AIM -
Your copy of the material below should match it exactly, except that it holds no pictures.

PROVIDED DATA -
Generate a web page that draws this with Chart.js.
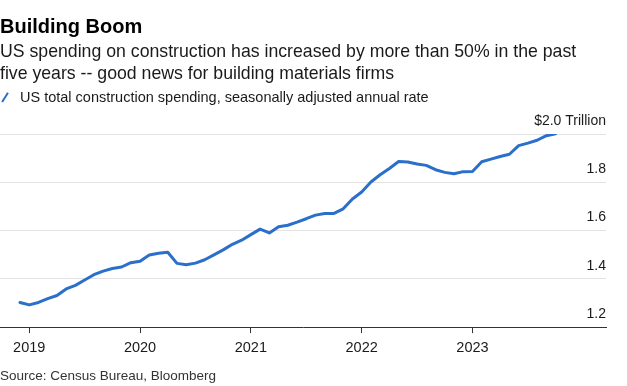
<!DOCTYPE html>
<html lang="en">
<head>
  <meta charset="UTF-8" />
  <title>Building Boom</title>
  <script src="https://cdn.jsdelivr.net/npm/chart.js"></script>
  <style>
    body {
      margin: 0;
      width: 627px;
      height: 386px;
      background: #fff;
      font-family: "Liberation Sans", Arial, sans-serif;
      overflow: hidden;
      position: relative;
    }

    #chart {
      position: absolute;
      left: 0;
      top: 0;
    }

    .txt {
      position: absolute;
      left: 0;
      white-space: nowrap;
    }

    #title {
      top: 16px;
      font-size: 20px;
      line-height: 1;
      font-weight: bold;
      color: #000;
    }

    #subtitle {
      top: 41px;
      font-size: 17.7px;
      line-height: 21.7px;
      color: #1a1a1a;
    }

    #legend {
      top: 90px;
      left: 20px;
      font-size: 14.5px;
      line-height: 1;
      color: #1a1a1a;
    }

    #legend-icon {
      position: absolute;
      left: 4px;
      top: 92px;
      width: 2.4px;
      height: 11px;
      background: #2a6fca;
      transform: rotate(32deg);
    }

    #source {
      top: 369px;
      font-size: 13.5px;
      line-height: 1;
      color: #333;
    }
  </style>
</head>
<body>
  <canvas id="chart" width="627" height="386"></canvas>
  <div class="txt" id="title">Building Boom</div>
  <div class="txt" id="subtitle">US spending on construction has increased by more than 50% in the past<br>five years -- good news for building materials firms</div>
  <div id="legend-icon"></div>
  <div class="txt" id="legend">US total construction spending, seasonally adjusted annual rate</div>
  <div class="txt" id="source">Source: Census Bureau, Bloomberg</div>
  <script>
    // monthly, $ trillion (SAAR)
    const months = [
      '2018-12',
      '2019-01', '2019-02', '2019-03', '2019-04', '2019-05', '2019-06',
      '2019-07', '2019-08', '2019-09', '2019-10', '2019-11', '2019-12',
      '2020-01', '2020-02', '2020-03', '2020-04', '2020-05', '2020-06',
      '2020-07', '2020-08', '2020-09', '2020-10', '2020-11', '2020-12',
      '2021-01', '2021-02', '2021-03', '2021-04', '2021-05', '2021-06',
      '2021-07', '2021-08', '2021-09', '2021-10', '2021-11', '2021-12',
      '2022-01', '2022-02', '2022-03', '2022-04', '2022-05', '2022-06',
      '2022-07', '2022-08', '2022-09', '2022-10', '2022-11', '2022-12',
      '2023-01', '2023-02', '2023-03', '2023-04', '2023-05', '2023-06',
      '2023-07', '2023-08', '2023-09', '2023-10'
    ];

    const spending = [
      1.302,
      1.292, 1.302, 1.318, 1.331, 1.358, 1.373, 1.395, 1.417, 1.432, 1.443, 1.449, 1.467,
      1.473, 1.499, 1.506, 1.510, 1.464, 1.458, 1.465, 1.479, 1.499, 1.520, 1.543, 1.560,
      1.583, 1.606, 1.590, 1.616, 1.622, 1.635, 1.649, 1.664, 1.671, 1.671, 1.690, 1.731,
      1.760, 1.801, 1.831, 1.857, 1.886, 1.884, 1.876, 1.870, 1.852, 1.841, 1.835, 1.844,
      1.845, 1.885, 1.896, 1.907, 1.916, 1.952, 1.962, 1.974, 1.993, 2.001
    ];

    const yearTicks = [2019, 2020, 2021, 2022, 2023];
    const valueTicks = [1.2, 1.4, 1.6, 1.8, 2.0];

    // month string -> fractional year for the linear x axis
    function toYear(m) {
      const [y, mo] = m.split('-').map(Number);
      return y + (mo - 1) / 12;
    }

    const points = months.map((m, i) => ({ x: toYear(m), y: spending[i] }));

    new Chart(document.getElementById('chart').getContext('2d'), {
      type: 'line',
      data: {
        datasets: [{
          data: points,
          borderColor: '#2a6fca',
          borderWidth: 3,
          borderJoinStyle: 'round',
          borderCapStyle: 'round',
          pointRadius: 0,
          tension: 0,
          fill: false
        }]
      },
      options: {
        responsive: false,
        devicePixelRatio: 1,
        animation: false,
        layout: { padding: { top: 134, right: 21, bottom: 23.5, left: 0 } },
        plugins: {
          legend: { display: false },
          tooltip: { enabled: false }
        },
        scales: {
          x: {
            type: 'linear',
            min: 2018.736,
            max: 2024.205,
            afterBuildTicks: axis => { axis.ticks = yearTicks.map(v => ({ value: v })); },
            grid: {
              drawOnChartArea: false,
              drawTicks: true,
              tickLength: 6,
              tickColor: '#333'
            },
            border: { display: true, color: '#333', width: 1 },
            ticks: {
              padding: 6,
              maxRotation: 0,
              color: '#1a1a1a',
              font: { family: '"Liberation Sans", Arial, sans-serif', size: 14.5 },
              callback: v => String(v)
            }
          },
          y: {
            position: 'right',
            min: 1.2,
            max: 2.0,
            afterBuildTicks: axis => { axis.ticks = valueTicks.map(v => ({ value: v })); },
            grid: { color: '#e3e3e3', drawTicks: false, lineWidth: 1 },
            border: { display: false },
            ticks: {
              mirror: true,
              padding: 0,
              labelOffset: -13,
              color: '#1a1a1a',
              font: { family: '"Liberation Sans", Arial, sans-serif', size: 14 },
              callback: v => (v === 2.0 ? '$2.0 Trillion' : v.toFixed(1))
            }
          }
        }
      }
    });
  </script>
</body>
</html>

SOLVED EXERCISE -
Generate a web page that draws this with Chart.js.
<!DOCTYPE html>
<html lang="en">
<head>
  <meta charset="UTF-8" />
  <title>Building Boom</title>
  <script src="https://cdn.jsdelivr.net/npm/chart.js"></script>
  <style>
    body {
      margin: 0;
      width: 627px;
      height: 386px;
      background: #fff;
      font-family: "Liberation Sans", Arial, sans-serif;
      overflow: hidden;
      position: relative;
    }

    #chart {
      position: absolute;
      left: 0;
      top: 0;
    }

    .txt {
      position: absolute;
      left: 0;
      white-space: nowrap;
    }

    #title {
      top: 16px;
      font-size: 20px;
      line-height: 1;
      font-weight: bold;
      color: #000;
    }

    #subtitle {
      top: 41px;
      font-size: 17.7px;
      line-height: 21.7px;
      color: #1a1a1a;
    }

    #legend {
      top: 90px;
      left: 20px;
      font-size: 14.5px;
      line-height: 1;
      color: #1a1a1a;
    }

    #legend-icon {
      position: absolute;
      left: 4px;
      top: 92px;
      width: 2.4px;
      height: 11px;
      background: #2a6fca;
      transform: rotate(32deg);
    }

    #source {
      top: 369px;
      font-size: 13.5px;
      line-height: 1;
      color: #333;
    }
  </style>
</head>
<body>
  <canvas id="chart" width="627" height="386"></canvas>
  <div class="txt" id="title">Building Boom</div>
  <div class="txt" id="subtitle">US spending on construction has increased by more than 50% in the past<br>five years -- good news for building materials firms</div>
  <div id="legend-icon"></div>
  <div class="txt" id="legend">US total construction spending, seasonally adjusted annual rate</div>
  <div class="txt" id="source">Source: Census Bureau, Bloomberg</div>
  <script>
    // monthly, $ trillion (SAAR)
    const months = [
      '2018-12',
      '2019-01', '2019-02', '2019-03', '2019-04', '2019-05', '2019-06',
      '2019-07', '2019-08', '2019-09', '2019-10', '2019-11', '2019-12',
      '2020-01', '2020-02', '2020-03', '2020-04', '2020-05', '2020-06',
      '2020-07', '2020-08', '2020-09', '2020-10', '2020-11', '2020-12',
      '2021-01', '2021-02', '2021-03', '2021-04', '2021-05', '2021-06',
      '2021-07', '2021-08', '2021-09', '2021-10', '2021-11', '2021-12',
      '2022-01', '2022-02', '2022-03', '2022-04', '2022-05', '2022-06',
      '2022-07', '2022-08', '2022-09', '2022-10', '2022-11', '2022-12',
      '2023-01', '2023-02', '2023-03', '2023-04', '2023-05', '2023-06',
      '2023-07', '2023-08', '2023-09', '2023-10'
    ];

    const spending = [
      1.302,
      1.292, 1.302, 1.318, 1.331, 1.358, 1.373, 1.395, 1.417, 1.432, 1.443, 1.449, 1.467,
      1.473, 1.499, 1.506, 1.510, 1.464, 1.458, 1.465, 1.479, 1.499, 1.520, 1.543, 1.560,
      1.583, 1.606, 1.590, 1.616, 1.622, 1.635, 1.649, 1.664, 1.671, 1.671, 1.690, 1.731,
      1.760, 1.801, 1.831, 1.857, 1.886, 1.884, 1.876, 1.870, 1.852, 1.841, 1.835, 1.844,
      1.845, 1.885, 1.896, 1.907, 1.916, 1.952, 1.962, 1.974, 1.993, 2.001
    ];

    const yearTicks = [2019, 2020, 2021, 2022, 2023];
    const valueTicks = [1.2, 1.4, 1.6, 1.8, 2.0];

    // month string -> fractional year for the linear x axis
    function toYear(m) {
      const [y, mo] = m.split('-').map(Number);
      return y + (mo - 1) / 12;
    }

    const points = months.map((m, i) => ({ x: toYear(m), y: spending[i] }));

    new Chart(document.getElementById('chart').getContext('2d'), {
      type: 'line',
      data: {
        datasets: [{
          data: points,
          borderColor: '#2a6fca',
          borderWidth: 3,
          borderJoinStyle: 'round',
          borderCapStyle: 'round',
          pointRadius: 0,
          tension: 0,
          fill: false
        }]
      },
      options: {
        responsive: false,
        devicePixelRatio: 1,
        animation: false,
        layout: { padding: { top: 134, right: 21, bottom: 23.5, left: 0 } },
        plugins: {
          legend: { display: false },
          tooltip: { enabled: false }
        },
        scales: {
          x: {
            type: 'linear',
            min: 2018.736,
            max: 2024.205,
            afterBuildTicks: axis => { axis.ticks = yearTicks.map(v => ({ value: v })); },
            grid: {
              drawOnChartArea: false,
              drawTicks: true,
              tickLength: 6,
              tickColor: '#333'
            },
            border: { display: true, color: '#333', width: 1 },
            ticks: {
              padding: 6,
              maxRotation: 0,
              color: '#1a1a1a',
              font: { family: '"Liberation Sans", Arial, sans-serif', size: 14.5 },
              callback: v => String(v)
            }
          },
          y: {
            position: 'right',
            min: 1.2,
            max: 2.0,
            afterBuildTicks: axis => { axis.ticks = valueTicks.map(v => ({ value: v })); },
            grid: { color: '#e3e3e3', drawTicks: false, lineWidth: 1 },
            border: { display: false },
            ticks: {
              mirror: true,
              padding: 0,
              labelOffset: -13,
              color: '#1a1a1a',
              font: { family: '"Liberation Sans", Arial, sans-serif', size: 14 },
              callback: v => (v === 2.0 ? '$2.0 Trillion' : v.toFixed(1))
            }
          }
        }
      }
    });
  </script>
</body>
</html>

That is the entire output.